UU HPP Diklaim untuk Pondasi Perpajakan

Menkeu Sri Mulyani menegaskan kenaikan PPN dari 10 persen menjadi 11 persen per 1 April 2022 sangat penting untuk membangun pondasi perpajakan yang kuat.
0
243

Jakarta – Menteri Keuangan Sri Mulyani Indrawati menegaskan kenaikan pajak pertambahan nilai (PPN) dari 10 persen menjadi 11 persen per 1 April 2022 sangat penting untuk membangun pondasi perpajakan yang kuat. Kenaikan PPN itu sebagaimana termuat dalam Undang-Undang Nomor 7 Tahun 2021 tentang Harmonisasi Peraturan Perpajakan (UU HPP).

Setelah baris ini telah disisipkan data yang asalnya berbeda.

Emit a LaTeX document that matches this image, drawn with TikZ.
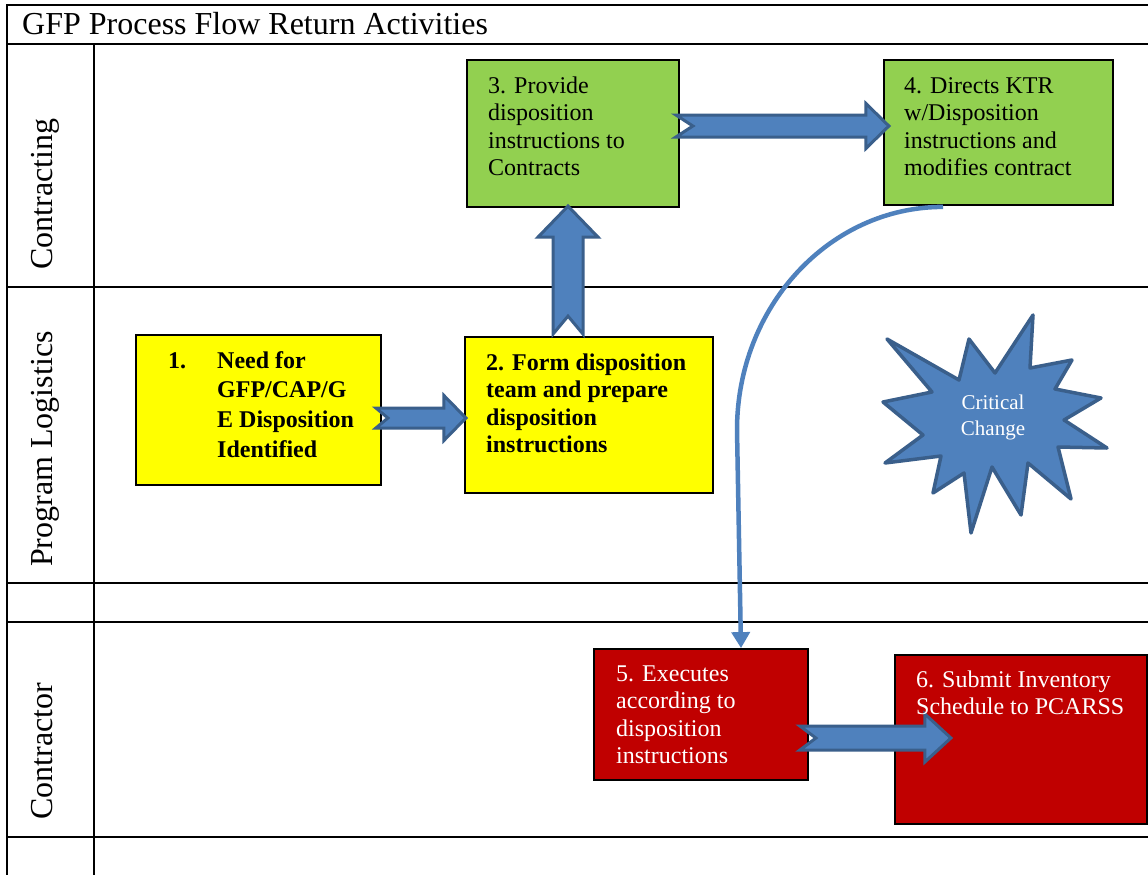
\documentclass[tikz,border=0pt]{standalone}
\usepackage{fontspec}
\setmainfont{Liberation Serif}
\usetikzlibrary{calc,arrows.meta}

\definecolor{boxgreen}{HTML}{92D050}
\definecolor{boxyellow}{HTML}{FFFF00}
\definecolor{boxred}{HTML}{C00000}
\definecolor{flowblue}{HTML}{4F81BD}
\definecolor{flowedge}{HTML}{3A5F8B}

\tikzset{
  grid/.style={line width=2pt, black},
  stepbox/.style={draw=black, line width=1.8pt, rectangle, inner sep=0pt},
  % multi-line texts are placed by the baseline of their last line
  boxtext/.style={inner sep=0pt, align=left, anchor=base west,
    font=\fontsize{24}{27.6}\selectfont},
  lanelabel/.style={inner sep=0pt, rotate=90, anchor=base west,
    font=\fontsize{32}{38}\selectfont},
  blockarrow/.style={fill=flowblue, draw=flowedge, line width=3pt, line join=miter},
  flowline/.style={draw=flowblue, line width=4.5pt},
  pics/notched/.style n args={5}{code={
    \path[blockarrow] (0,-#2) -- ({#1-#4},-#2) -- ({#1-#4},-#3) -- (#1,0)
      -- ({#1-#4},#3) -- ({#1-#4},#2) -- (0,#2) -- (#5,0) -- cycle;
  }}
}

\begin{document}
\begin{tikzpicture}[x=1pt,y=-1pt]
\useasboundingbox (0,0) rectangle (1148,875);
\fill[white] (0,0) rectangle (1148,875);

% table grid
\draw[grid] (7,875) -- (7,5) -- (1148,5);
\draw[grid] (7,44) -- (1148,44);
\draw[grid] (7,287) -- (1148,287);
\draw[grid] (7,583) -- (1148,583);
\draw[grid] (7,622) -- (1148,622);
\draw[grid] (7,837) -- (1148,837);
\draw[grid] (94,44) -- (94,875);

% title and swim-lane labels
\node[inner sep=0pt, anchor=base west, font=\fontsize{32}{38}\selectfont] (title) at (22,35) {GFP Process Flow Return Activities};
\node[lanelabel] (lane1) at (52,270) {Contracting};
\node[lanelabel] (lane2) at (52,567) {Program Logistics};
\node[lanelabel] (lane3) at (52,820) {Contractor};

% process boxes
\node[stepbox, fill=boxyellow, minimum width=245pt, minimum height=150pt] (b1) at (258.5,410) {};
\node[stepbox, fill=boxyellow, minimum width=248pt, minimum height=156pt] (b2) at (589,415) {};
\node[stepbox, fill=boxgreen, minimum width=212pt, minimum height=147pt] (b3) at (573,133.5) {};
\node[stepbox, fill=boxgreen, minimum width=229pt, minimum height=145pt] (b4) at (998.5,132.5) {};
\node[stepbox, fill=boxred, minimum width=214pt, minimum height=131pt] (b5) at (701,714.5) {};
\node[stepbox, fill=boxred, minimum width=252pt, minimum height=169pt] (b6) at (1021,739.5) {};

% block arrows between steps
\pic (a12) at ($(b1.east)+(-6,8)$) {notched={90}{10}{22.5}{22}{12}};
\pic[rotate=90] (a23) at ($(b2.north)+(-21,-2)$) {notched={128}{15}{30}{31}{18}};
\pic (a34) at ($(b3.east)+(-4,-7.5)$) {notched={213}{11}{22.5}{23}{17}};
\pic (a56) at ($(b5.east)+(-9,23.5)$) {notched={151}{12}{24}{26}{16}};

% box texts
\node[boxtext, font=\fontsize{24}{29.7}\selectfont\bfseries] (t1n) at (168,368) {1.};
\node[boxtext, font=\fontsize{24}{29.7}\selectfont\bfseries] (t1) at (217,457.1) {Need for\\GFP/CAP/G\\E Disposition\\Identified};
\node[boxtext, font=\fontsize{24}{27.6}\selectfont\bfseries] (t2) at (486,452.8) {2. Form disposition\\team and prepare\\disposition\\instructions};
\node[boxtext] (t3) at (488,175.8) {3. Provide\\disposition\\instructions to\\Contracts};
\node[boxtext] (t4) at (904,175.8) {4. Directs KTR\\w/Disposition\\instructions and\\modifies contract};
\node[boxtext, text=white] (t5) at (616,763.8) {5. Executes\\according to\\disposition\\instructions};
\node[boxtext, text=white] (t6) at (916,714.6) {6. Submit Inventory\\Schedule to PCARSS};

% curved connector from step 4 down to step 5
\coordinate (bend) at (737,430);
\draw[flowline, -{Triangle[length=16pt,width=18pt]}]
  ([xshift=-55.5pt,yshift=-1pt]b4.south) .. controls +(-114,0) and +(0,-123) .. (bend)
  -- ([xshift=40pt]b5.north);

% critical change burst
\path[blockarrow, line width=3.5pt, line join=round]
  (1033,315) -- (1030,368) -- (1072,360) -- (1055,389) -- (1101,398)
  -- (1064,420) -- (1107,448) -- (1058,447) -- (1071,499) -- (1028,463)
  -- (1021,515) -- (992,467) -- (971,533) -- (964,473) -- (933,493)
  -- (941,456) -- (885,463) -- (923,435) -- (883,402) -- (932,392)
  -- (887,339) -- (959,380) -- (969,339) -- (995,373) -- cycle;
\node[inner sep=0pt, align=center, text=white, font=\fontsize{21}{26}\selectfont] (crit) at (993,417) {Critical\\Change};
\end{tikzpicture}
\end{document}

“Indonesia perlu membangun suatu pondasi perpajakan yang kuat. Dua kontributor terbesar dari pajak kita adalah PPN dan PPh (pajak penghasilan) korporasi. Itulah yang nanti akan menjadi tulang punggung yang paling kuat,” kata Menteri Keuangan Sri Mulyani Indrawati dalam acara Spectaxcular 2022, Rabu, 23 Maret 2022.

Menkeu membandingkan kenaikan PPN Indonesia menjadi 11 persen dengan negara-negara di G20 dan OECD. Rata-rata besaran PPN di negara tersebut sekitar 15 persen hingga 15,5 persen.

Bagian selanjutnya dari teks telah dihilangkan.